##### Record list #####

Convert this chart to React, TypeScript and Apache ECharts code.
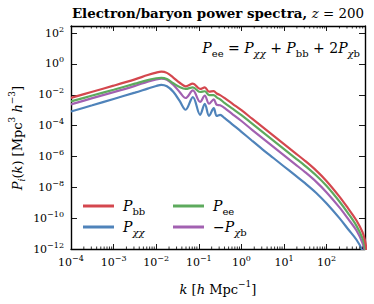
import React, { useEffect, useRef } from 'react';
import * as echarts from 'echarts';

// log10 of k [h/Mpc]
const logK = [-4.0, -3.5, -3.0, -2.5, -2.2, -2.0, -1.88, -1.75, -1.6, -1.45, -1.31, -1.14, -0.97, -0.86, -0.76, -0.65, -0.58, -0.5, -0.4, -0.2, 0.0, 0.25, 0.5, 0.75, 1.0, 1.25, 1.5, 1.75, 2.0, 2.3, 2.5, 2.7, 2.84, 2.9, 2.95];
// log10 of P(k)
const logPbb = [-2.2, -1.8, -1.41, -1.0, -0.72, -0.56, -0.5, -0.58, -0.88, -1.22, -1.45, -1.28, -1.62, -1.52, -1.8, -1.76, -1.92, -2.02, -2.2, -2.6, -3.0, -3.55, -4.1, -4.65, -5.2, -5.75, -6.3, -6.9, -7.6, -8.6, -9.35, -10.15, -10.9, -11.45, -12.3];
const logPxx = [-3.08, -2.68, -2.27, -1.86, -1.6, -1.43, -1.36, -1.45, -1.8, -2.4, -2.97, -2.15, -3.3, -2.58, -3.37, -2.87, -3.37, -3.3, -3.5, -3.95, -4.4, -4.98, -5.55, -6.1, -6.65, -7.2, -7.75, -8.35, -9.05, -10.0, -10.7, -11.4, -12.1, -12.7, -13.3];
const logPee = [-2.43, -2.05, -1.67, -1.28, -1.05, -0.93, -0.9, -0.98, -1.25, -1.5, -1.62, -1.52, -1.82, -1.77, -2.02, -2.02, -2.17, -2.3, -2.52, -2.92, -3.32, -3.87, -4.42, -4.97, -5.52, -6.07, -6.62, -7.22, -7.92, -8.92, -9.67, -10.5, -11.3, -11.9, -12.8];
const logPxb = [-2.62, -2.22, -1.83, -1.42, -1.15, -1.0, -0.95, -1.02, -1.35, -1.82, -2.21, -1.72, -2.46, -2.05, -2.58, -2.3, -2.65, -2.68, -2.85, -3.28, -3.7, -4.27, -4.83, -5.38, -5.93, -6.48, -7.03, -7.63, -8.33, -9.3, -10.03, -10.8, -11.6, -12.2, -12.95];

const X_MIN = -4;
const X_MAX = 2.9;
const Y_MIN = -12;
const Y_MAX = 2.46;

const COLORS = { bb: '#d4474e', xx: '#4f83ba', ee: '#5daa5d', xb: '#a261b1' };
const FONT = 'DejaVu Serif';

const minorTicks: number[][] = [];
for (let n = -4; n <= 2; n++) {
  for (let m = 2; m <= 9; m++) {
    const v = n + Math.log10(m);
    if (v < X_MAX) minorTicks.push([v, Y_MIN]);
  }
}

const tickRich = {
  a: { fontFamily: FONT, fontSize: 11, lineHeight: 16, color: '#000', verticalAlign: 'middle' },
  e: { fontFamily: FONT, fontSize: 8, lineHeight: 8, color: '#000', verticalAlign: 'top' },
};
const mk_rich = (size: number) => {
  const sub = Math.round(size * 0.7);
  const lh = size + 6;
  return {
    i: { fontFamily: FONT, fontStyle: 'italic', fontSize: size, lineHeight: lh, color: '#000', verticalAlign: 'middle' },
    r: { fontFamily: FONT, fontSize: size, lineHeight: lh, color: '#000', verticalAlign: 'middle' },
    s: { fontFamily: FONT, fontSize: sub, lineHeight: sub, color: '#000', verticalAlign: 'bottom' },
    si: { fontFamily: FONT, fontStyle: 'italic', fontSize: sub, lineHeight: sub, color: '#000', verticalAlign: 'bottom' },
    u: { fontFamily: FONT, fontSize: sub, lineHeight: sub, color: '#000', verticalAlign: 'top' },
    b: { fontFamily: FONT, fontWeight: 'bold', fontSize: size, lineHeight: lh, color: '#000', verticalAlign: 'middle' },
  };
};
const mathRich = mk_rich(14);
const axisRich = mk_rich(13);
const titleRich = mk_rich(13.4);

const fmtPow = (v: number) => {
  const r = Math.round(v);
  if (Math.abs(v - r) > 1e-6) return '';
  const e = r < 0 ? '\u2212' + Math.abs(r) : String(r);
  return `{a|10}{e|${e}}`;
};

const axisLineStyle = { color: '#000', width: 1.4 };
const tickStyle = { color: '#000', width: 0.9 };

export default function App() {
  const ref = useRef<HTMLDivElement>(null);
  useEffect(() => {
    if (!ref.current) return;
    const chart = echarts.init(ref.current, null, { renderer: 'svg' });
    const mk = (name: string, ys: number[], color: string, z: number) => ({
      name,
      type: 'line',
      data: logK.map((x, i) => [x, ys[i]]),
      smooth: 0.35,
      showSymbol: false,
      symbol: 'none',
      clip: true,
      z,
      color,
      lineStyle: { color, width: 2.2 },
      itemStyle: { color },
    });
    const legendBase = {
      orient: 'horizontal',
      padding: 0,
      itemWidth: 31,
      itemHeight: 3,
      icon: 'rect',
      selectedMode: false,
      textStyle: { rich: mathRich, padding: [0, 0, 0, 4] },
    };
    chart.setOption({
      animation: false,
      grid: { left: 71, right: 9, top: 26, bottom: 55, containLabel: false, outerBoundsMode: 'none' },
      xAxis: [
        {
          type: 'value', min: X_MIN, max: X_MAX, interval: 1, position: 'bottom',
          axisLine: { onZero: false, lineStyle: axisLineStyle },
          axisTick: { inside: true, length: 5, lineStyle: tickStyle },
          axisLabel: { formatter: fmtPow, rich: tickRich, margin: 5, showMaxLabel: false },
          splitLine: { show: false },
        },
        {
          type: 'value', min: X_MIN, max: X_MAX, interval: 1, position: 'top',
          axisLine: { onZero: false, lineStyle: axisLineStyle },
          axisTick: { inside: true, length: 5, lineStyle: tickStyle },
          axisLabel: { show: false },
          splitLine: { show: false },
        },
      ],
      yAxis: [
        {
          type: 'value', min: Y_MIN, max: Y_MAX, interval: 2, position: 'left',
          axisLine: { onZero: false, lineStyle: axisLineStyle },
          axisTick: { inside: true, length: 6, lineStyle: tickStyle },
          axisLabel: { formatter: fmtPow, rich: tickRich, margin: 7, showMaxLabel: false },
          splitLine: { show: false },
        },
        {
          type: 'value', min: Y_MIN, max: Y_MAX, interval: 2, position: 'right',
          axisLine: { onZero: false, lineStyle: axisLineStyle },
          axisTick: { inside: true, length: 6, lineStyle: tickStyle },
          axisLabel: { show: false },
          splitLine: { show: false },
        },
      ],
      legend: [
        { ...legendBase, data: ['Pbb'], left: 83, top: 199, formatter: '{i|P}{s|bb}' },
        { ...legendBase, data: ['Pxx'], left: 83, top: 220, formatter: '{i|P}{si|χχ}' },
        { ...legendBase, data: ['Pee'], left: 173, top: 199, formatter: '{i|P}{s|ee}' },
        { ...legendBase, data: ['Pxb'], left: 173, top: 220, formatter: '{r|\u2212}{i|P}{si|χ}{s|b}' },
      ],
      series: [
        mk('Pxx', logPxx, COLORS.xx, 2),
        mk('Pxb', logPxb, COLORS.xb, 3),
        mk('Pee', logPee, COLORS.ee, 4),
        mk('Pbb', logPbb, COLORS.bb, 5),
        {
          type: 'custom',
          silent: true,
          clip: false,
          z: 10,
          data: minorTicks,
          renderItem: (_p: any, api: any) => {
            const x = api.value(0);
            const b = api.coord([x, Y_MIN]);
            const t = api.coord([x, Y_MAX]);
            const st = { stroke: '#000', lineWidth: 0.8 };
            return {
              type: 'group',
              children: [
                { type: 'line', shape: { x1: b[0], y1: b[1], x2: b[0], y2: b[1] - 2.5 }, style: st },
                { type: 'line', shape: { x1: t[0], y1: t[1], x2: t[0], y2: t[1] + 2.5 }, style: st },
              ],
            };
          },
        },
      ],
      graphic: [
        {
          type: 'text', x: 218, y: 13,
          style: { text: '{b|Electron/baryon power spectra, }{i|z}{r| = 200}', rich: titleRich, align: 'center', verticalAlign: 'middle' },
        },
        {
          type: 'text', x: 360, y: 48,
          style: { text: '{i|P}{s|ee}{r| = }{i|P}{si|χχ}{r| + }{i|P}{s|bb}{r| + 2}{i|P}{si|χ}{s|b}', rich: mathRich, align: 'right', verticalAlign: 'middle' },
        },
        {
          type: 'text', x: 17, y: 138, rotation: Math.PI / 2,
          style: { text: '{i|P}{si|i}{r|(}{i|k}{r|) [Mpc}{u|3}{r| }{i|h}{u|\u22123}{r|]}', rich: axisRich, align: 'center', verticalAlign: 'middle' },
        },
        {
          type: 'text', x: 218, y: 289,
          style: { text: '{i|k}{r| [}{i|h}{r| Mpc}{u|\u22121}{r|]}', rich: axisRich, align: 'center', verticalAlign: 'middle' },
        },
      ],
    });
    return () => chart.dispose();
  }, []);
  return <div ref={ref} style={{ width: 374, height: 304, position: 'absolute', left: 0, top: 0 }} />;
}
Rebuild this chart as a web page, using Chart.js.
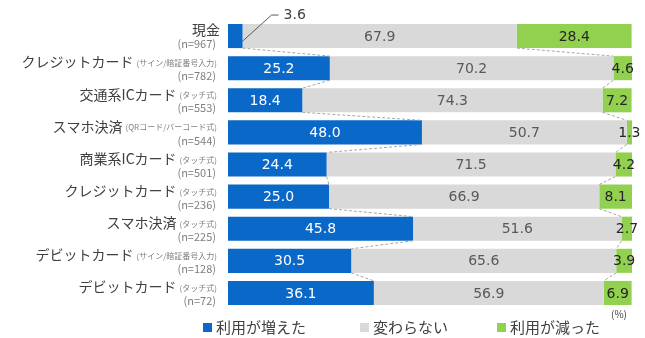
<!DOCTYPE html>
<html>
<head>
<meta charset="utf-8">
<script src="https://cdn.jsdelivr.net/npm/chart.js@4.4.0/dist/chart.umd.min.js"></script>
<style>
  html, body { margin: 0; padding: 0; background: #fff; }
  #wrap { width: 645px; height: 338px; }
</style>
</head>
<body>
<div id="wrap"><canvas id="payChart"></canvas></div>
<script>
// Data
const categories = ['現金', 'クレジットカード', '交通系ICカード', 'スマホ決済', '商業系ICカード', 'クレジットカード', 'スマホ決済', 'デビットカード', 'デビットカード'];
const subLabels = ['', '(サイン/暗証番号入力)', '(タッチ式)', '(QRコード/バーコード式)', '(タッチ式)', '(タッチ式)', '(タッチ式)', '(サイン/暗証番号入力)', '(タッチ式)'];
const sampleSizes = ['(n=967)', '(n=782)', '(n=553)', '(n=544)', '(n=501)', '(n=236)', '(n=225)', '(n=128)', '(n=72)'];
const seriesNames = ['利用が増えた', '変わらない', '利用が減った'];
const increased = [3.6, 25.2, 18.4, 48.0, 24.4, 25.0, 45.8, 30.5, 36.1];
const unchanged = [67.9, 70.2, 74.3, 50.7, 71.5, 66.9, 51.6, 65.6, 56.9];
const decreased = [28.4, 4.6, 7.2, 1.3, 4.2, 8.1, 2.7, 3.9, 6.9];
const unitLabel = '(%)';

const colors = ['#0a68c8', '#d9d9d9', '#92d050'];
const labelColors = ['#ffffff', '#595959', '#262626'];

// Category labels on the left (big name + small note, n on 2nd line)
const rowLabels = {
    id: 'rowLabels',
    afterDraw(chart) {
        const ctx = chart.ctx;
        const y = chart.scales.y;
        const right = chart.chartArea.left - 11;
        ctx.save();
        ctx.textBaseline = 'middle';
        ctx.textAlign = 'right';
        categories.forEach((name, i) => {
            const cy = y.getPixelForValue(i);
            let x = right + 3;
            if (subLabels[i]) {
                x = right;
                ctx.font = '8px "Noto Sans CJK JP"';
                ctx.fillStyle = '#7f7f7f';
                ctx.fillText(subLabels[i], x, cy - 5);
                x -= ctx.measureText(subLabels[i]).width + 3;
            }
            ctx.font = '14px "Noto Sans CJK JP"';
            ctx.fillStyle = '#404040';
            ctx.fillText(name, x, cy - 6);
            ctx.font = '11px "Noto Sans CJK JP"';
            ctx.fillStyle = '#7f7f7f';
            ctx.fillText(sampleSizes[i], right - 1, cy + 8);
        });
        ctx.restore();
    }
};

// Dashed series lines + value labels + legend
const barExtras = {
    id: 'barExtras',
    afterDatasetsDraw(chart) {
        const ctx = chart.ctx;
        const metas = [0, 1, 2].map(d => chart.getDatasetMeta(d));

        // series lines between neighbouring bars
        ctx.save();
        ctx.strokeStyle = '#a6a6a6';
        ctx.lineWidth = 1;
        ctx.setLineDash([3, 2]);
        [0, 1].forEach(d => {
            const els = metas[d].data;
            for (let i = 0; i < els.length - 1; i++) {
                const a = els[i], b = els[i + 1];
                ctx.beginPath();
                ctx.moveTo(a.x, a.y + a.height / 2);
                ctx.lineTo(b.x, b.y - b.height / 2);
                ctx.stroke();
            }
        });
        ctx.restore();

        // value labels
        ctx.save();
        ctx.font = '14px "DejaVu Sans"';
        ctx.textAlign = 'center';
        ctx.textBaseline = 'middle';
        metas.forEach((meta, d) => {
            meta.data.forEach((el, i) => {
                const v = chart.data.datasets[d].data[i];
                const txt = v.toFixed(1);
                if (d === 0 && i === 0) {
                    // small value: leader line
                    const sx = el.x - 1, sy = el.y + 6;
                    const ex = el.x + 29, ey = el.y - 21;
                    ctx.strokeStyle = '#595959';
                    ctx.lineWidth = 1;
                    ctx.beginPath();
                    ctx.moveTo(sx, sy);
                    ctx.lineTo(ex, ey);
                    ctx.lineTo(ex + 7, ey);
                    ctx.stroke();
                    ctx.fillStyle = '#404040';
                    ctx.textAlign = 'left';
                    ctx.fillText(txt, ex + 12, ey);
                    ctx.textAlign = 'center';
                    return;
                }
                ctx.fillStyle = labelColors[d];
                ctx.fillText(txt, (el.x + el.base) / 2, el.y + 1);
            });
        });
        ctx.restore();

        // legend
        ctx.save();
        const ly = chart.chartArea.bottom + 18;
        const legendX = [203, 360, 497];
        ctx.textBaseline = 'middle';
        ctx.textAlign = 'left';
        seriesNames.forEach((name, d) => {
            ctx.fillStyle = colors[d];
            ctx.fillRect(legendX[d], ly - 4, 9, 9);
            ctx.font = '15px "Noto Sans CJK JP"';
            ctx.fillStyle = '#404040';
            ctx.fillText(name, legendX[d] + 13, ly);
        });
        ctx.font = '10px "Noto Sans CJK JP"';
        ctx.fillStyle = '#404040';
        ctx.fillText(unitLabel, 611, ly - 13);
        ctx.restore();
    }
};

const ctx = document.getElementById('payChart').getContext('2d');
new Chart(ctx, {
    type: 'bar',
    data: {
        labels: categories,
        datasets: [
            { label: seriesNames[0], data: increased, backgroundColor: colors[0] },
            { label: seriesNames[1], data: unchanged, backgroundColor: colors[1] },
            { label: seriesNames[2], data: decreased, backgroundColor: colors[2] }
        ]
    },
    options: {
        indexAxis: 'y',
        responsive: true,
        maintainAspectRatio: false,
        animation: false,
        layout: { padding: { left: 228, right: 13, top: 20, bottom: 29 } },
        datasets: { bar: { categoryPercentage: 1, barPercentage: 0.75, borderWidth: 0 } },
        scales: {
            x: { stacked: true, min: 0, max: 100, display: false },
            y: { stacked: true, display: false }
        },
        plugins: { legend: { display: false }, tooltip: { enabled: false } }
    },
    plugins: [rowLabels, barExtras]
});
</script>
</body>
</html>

#####

## Description of the task
Copy out every line of the listing that includes the string "React".

## Exercise result
Convert this chart to React, TypeScript and Apache ECharts code.
import React, { useEffect, useRef } from 'react';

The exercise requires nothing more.